Recently, Besa provided a rundown for the Wire on what the economy is telling us about the housing market.
“Cycles are still alive and well,” she said, going on to point out: “Admittedly, sometimes cycles are shorter and on other occasions they are longer, but they never disappear. The recent period of rising dwelling prices was preceded by a period of price consolidation around 2011-2012.
“So where are we at in the housing cycle now?
“In early 2018, we've clearly moved into the mature part of the cycle characterised by slowing growth in dwelling prices and even some vulnerability in certain suburbs, which have experienced price declines.”
Her overall assessment with her team is that interest rates will go up and the market will soften.
We quizzed Home Finance Manager Jenny Smith, who works in Hamilton, a suburb of Newcastle, for her tips on getting into the market and, what to do once you’re there.
“I am seeing more and more women wanting to buy a home,” says Jenny, who believes there are a few things a potential borrower must do, no matter who they are.
- Start saving. Get as much together for your deposit as you can.
- Know what you can afford to pay.
“Knowing what you can afford is different to knowing what your borrowing capacity might be,” explains Jenny.
What you can afford means you need to understand the stability of your employment; know what you earn and what you spend and, importantly, understand how you want to live.
For example: if paying the mortgage means you can’t afford a night out with friends, and this will make you unhappy, then you need to think about your lifestyle and factor all that into your borrowing.
“You have to be able to have a life and pay your mortgage,” says Jenny, who would also counsel clients to do the sums on how they’d cope when interest rates increase.
Jenny’s other tip at this early stage in the home buying process: “Keep a very close eye on the market where you are looking to purchase. Sometimes you have to make the jump and maybe that means taking out mortgage insurance because you don’t have quite enough deposit. However, in doing so, you get into the suburb and or place you want. I’ve seen some people find themselves another year down the track having to buy two suburbs away from where they wanted to be because they had unrealistic expectations of the cost of property in the area they were looking.”
- Think about the structure of your loan: fixed, variable, a combination loan, one with an offset facility.
- Interest only or principal and interest. You need to understand the pros and cons of each structure.
- Consider your life stage. For example, if you’re single or a couple with no children: get ahead now and make extra repayments.
- If you’re about to have a child and taking advantage of parental leave options and you’re ahead on your mortgage, you could look into reducing your repayments with the bank.
- Child care is expensive. Having young children could be a time to review your mortgage with a Home Finance Manager.
- Once children are at school, you may find cash flow improves and you can pay more off the mortgage.
Interestingly, Westpac’s 2017 Home Ownership Report found that, “When thinking about their first home, women are more likely (35 percent versus 18 percent men) to consider its investment potential as essential.”

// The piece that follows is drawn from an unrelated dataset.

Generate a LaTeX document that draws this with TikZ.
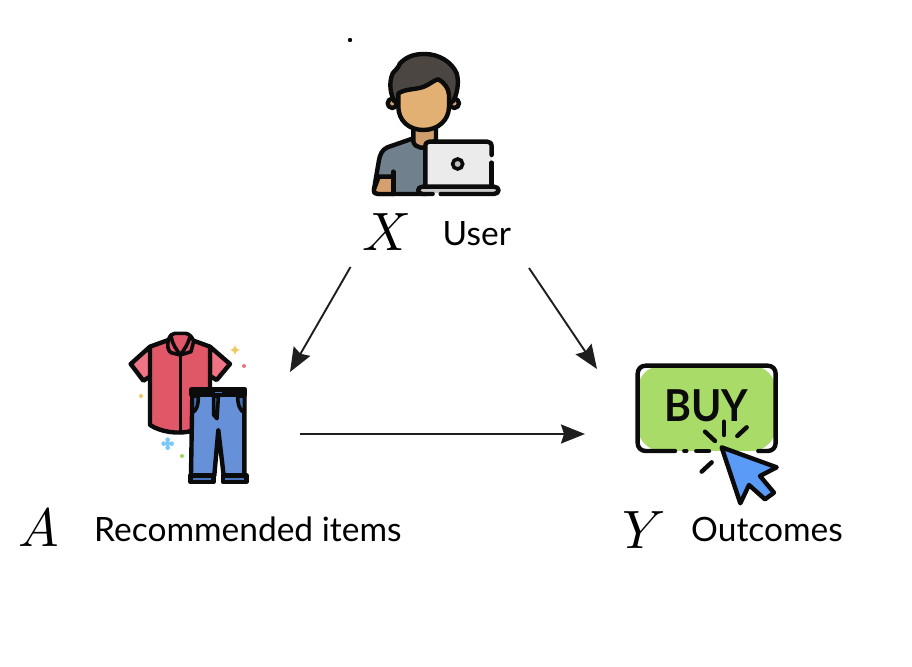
\documentclass[tikz,border=0pt]{standalone}
\usepackage{fontspec}
\setmainfont{Lato}
\usetikzlibrary{arrows.meta}
\definecolor{ink}{HTML}{0B0B0B}
\definecolor{arrowink}{HTML}{1E1E1E}
\tikzset{
  iconline/.style={draw=ink,line width=4.4pt,line join=round,line cap=round},
  thinline/.style={draw=ink,line width=3.6pt,line join=round,line cap=round},
  flow/.style={draw=arrowink,line width=1.9pt,-{Stealth[length=24pt,width=19pt,inset=3pt]}},
  lbl/.style={inner sep=0pt,anchor=base west,font=\fontsize{33.5}{40}\selectfont,text=black},
  sym/.style={inner sep=0pt,scale=5.4,text=black},
  zoomA/.style={shift={(350,40)},x=0.3333pt,y=-0.3333pt},
  zoomB/.style={shift={(115,320)},x=0.3333pt,y=-0.3333pt},
  zoomC/.style={shift={(625,350)},x=0.3333pt,y=-0.3333pt},
}
\begin{document}
\begin{tikzpicture}[x=1pt,y=-1pt]
\useasboundingbox (0,0) rectangle (912,666);
% ---------- user
\begin{scope}[zoomA]
  \filldraw[iconline,fill=white!85!black,fill=white] (0,0) circle (0pt);
  % torso
  \filldraw[iconline,fill=gray!0,fill={rgb,255:red,112;green,128;blue,140}]
    (190,295) -- (112,322) .. controls (95,330) and (90,345) .. (87,360) -- (72,448)
    .. controls (71,458) and (75,462) .. (84,462) -- (230,462) -- (230,300) -- cycle;
  % forearm patch
  \filldraw[iconline,fill={rgb,255:red,214;green,160;blue,110}]
    (86,410) -- (130,410) -- (130,462) -- (84,462) .. controls (75,462) and (71,458) .. (72,448) -- cycle;
  \draw[iconline] (130,395) -- (130,462);
  % neck
  \filldraw[iconline,fill={rgb,255:red,207;green,158;blue,108}]
    (190,255) -- (190,305) .. controls (195,325) and (225,330) .. (240,312) -- (258,300) -- (258,255) -- cycle;
  % ears
  \filldraw[iconline,fill={rgb,255:red,214;green,160;blue,110}] (127,190) circle (14);
  \filldraw[iconline,fill={rgb,255:red,214;green,160;blue,110}] (313,190) circle (14);
  % hair
  \filldraw[iconline,fill={rgb,255:red,75;green,70;blue,66}]
    (134,185) .. controls (122,165) and (115,130) .. (128,100)
    .. controls (135,90) and (145,85) .. (150,70)
    .. controls (175,45) and (200,42) .. (225,42)
    .. controls (265,42) and (305,65) .. (320,100)
    .. controls (328,125) and (322,165) .. (308,185) -- cycle;
  % face
  \filldraw[iconline,fill={rgb,255:red,226;green,176;blue,114}]
    (145,160) .. controls (170,145) and (195,150) .. (222,140)
    .. controls (240,133) and (252,120) .. (265,118)
    .. controls (280,125) and (297,145) .. (297,165)
    -- (297,200) .. controls (297,240) and (265,270) .. (220,270)
    .. controls (175,270) and (145,240) .. (145,200) -- cycle;
  % laptop
  \filldraw[draw=none,fill={rgb,255:red,235;green,235;blue,235}] (226,305) rectangle (425,440);
  \draw[iconline] (425,345) -- (425,320) .. controls (425,310) and (420,305) .. (412,305)
    -- (238,305) .. controls (230,305) and (226,310) .. (226,320) -- (226,440);
  \draw[iconline] (425,368) -- (425,440);
  \filldraw[line width=3.6pt,draw=ink,fill={rgb,255:red,190;green,190;blue,190}] (323,372) circle (15);
  % base
  \filldraw[draw=none,fill={rgb,255:red,200;green,200;blue,200}] (208,440) rectangle (442,460);
  \draw[iconline] (225,440) -- (432,440) .. controls (450,440) and (450,462) .. (432,462) -- (272,462);
  \draw[iconline] (248,462) -- (218,462) .. controls (200,462) and (200,440) .. (218,440) -- (225,440);
\end{scope}
\node[sym] (xsym) at (386.5,232.5) {$X$};
\node[lbl] (xlabel) at (442.5,245) {User};
% ---------- items
\begin{scope}[zoomB]
  % sleeves
  \filldraw[iconline,fill={rgb,255:red,240;green,116;blue,132}]
    (105,80) -- (47,132) -- (85,182) -- (108,168) -- cycle;
  \filldraw[iconline,fill={rgb,255:red,240;green,116;blue,132}]
    (285,80) -- (345,132) -- (305,180) -- (285,168) -- cycle;
  % body
  \filldraw[iconline,fill={rgb,255:red,224;green,88;blue,104}]
    (105,80) -- (160,60) -- (230,60) -- (285,80) -- (285,210) -- (232,210) -- (232,332)
    .. controls (190,345) and (135,335) .. (105,315) -- cycle;
  % collar
  \filldraw[thinline,fill={rgb,255:red,224;green,88;blue,104}]
    (160,60) .. controls (165,45) and (172,40) .. (180,40) -- (212,40)
    .. controls (225,42) and (232,52) .. (236,64) -- (228,95) -- (196,105) -- (168,98)
    .. controls (160,95) and (155,75) .. (160,60) -- cycle;
  \draw[thinline] (168,50) .. controls (172,72) and (185,90) .. (196,105)
    .. controls (205,92) and (220,72) .. (225,50);
  \draw[thinline] (196,105) -- (196,338);
  % pants
  \filldraw[iconline,fill={rgb,255:red,102;green,144;blue,216}]
    (232,220) -- (388,220) -- (388,466) -- (326,466) -- (310,330) -- (298,466) -- (228,466) -- cycle;
  \filldraw[thinline,fill={rgb,255:red,70;green,110;blue,184}]
    (232,228) -- (250,228) .. controls (250,255) and (245,272) .. (232,278) -- cycle;
  \filldraw[thinline,fill={rgb,255:red,70;green,110;blue,184}]
    (388,228) -- (368,228) .. controls (368,255) and (375,272) .. (388,278) -- cycle;
  \filldraw[thinline,fill={rgb,255:red,70;green,110;blue,184}]
    (296,228) -- (310,228) -- (310,232) -- (306,296) -- (296,285) -- cycle;
  \filldraw[iconline,fill={rgb,255:red,74;green,116;blue,188}] (230,208) rectangle (390,224);
  \filldraw[thinline,fill={rgb,255:red,74;green,116;blue,188}] (296,210) rectangle (326,224);
  \filldraw[iconline,fill={rgb,255:red,74;green,116;blue,188}] (226,466) rectangle (296,486);
  \filldraw[iconline,fill={rgb,255:red,74;green,116;blue,188}] (324,466) rectangle (394,486);
  % sparkles
  \fill[fill={rgb,255:red,240;green,200;blue,96}] (360,74) .. controls (362,85) and (366,88) .. (376,90)
    .. controls (366,92) and (362,95) .. (360,106) .. controls (358,95) and (354,92) .. (344,90)
    .. controls (354,88) and (358,85) .. (360,74) -- cycle;
  \fill[fill={rgb,255:red,240;green,112;blue,136}] (387,138) circle (6);
  \fill[fill={rgb,255:red,240;green,200;blue,96}] (78,228) circle (6);
  \fill[fill={rgb,255:red,124;green,200;blue,248}] (158,359) circle (7) (158,383) circle (7) (146,371) circle (7) (170,371) circle (7) (158,371) circle (7);
  \fill[fill={rgb,255:red,152;green,216;blue,96}] (201,408) circle (6);
\end{scope}
\node[sym] (asym) at (39,528.5) {$A$};
\node[lbl] (alabel) at (94,541) {Recommended items};
% ---------- buy
\begin{scope}[zoomC]
  \fill[fill={rgb,255:red,168;green,219;blue,104},rounded corners=24] (38,47) rectangle (452,303);
  \draw[iconline] (150,303) -- (62,303) .. controls (48,303) and (38,293) .. (38,279)
    -- (38,71) .. controls (38,57) and (48,47) .. (62,47) -- (428,47)
    .. controls (442,47) and (452,57) .. (452,71) -- (452,279)
    .. controls (452,293) and (442,303) .. (428,303) -- (400,303);
  \draw[iconline] (178,303) -- (184,303);
  \draw[iconline] (214,303) -- (252,303);
  \node[inner sep=0pt,anchor=base,font=\fontsize{44}{50}\selectfont\bfseries,xscale=0.93,text=ink] (buy) at (243,215) {BUY};
  \draw[iconline] (240,245) -- (270,273);
  \draw[iconline] (297,215) -- (297,255);
  \draw[iconline] (337,258) -- (365,232);
  \draw[iconline] (230,365) -- (260,337);
  \filldraw[iconline,fill={rgb,255:red,91;green,155;blue,248}]
    (290,292) -- (455,352) -- (405,378) -- (447,428) -- (420,448) -- (372,405) -- (346,460) -- cycle;
\end{scope}
\node[sym] (ysym) at (644,530) {$Y$};
\node[lbl] (ylabel) at (691,541) {Outcomes};
% ---------- connectors
\coordinate (xa) at (350.5,267);
\coordinate (ax) at (290,372);
\coordinate (xy) at (529,268);
\coordinate (yx) at (597,369);
\coordinate (ay) at (300,434);
\coordinate (ya) at (585,434);
\draw[flow] (xa) -- (ax);
\draw[flow] (xy) -- (yx);
\draw[flow] (ay) -- (ya);
\end{tikzpicture}
\end{document}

No matter how early you think about your investments, in your late 40s and your 50s, it’s often time to reassess your finances. For example: what investments are you paying off; where is your superannuation at; is there surplus cash and can/ should you use it to pay off your mortgage?
Finances, including mortgages, investments, superannuation are not set and forget.
Jenny’s advice is to seek advice regularly from experts, including your accountant, lawyers, etc. And talk to a Home Finance Manager, who can take you through various financial options.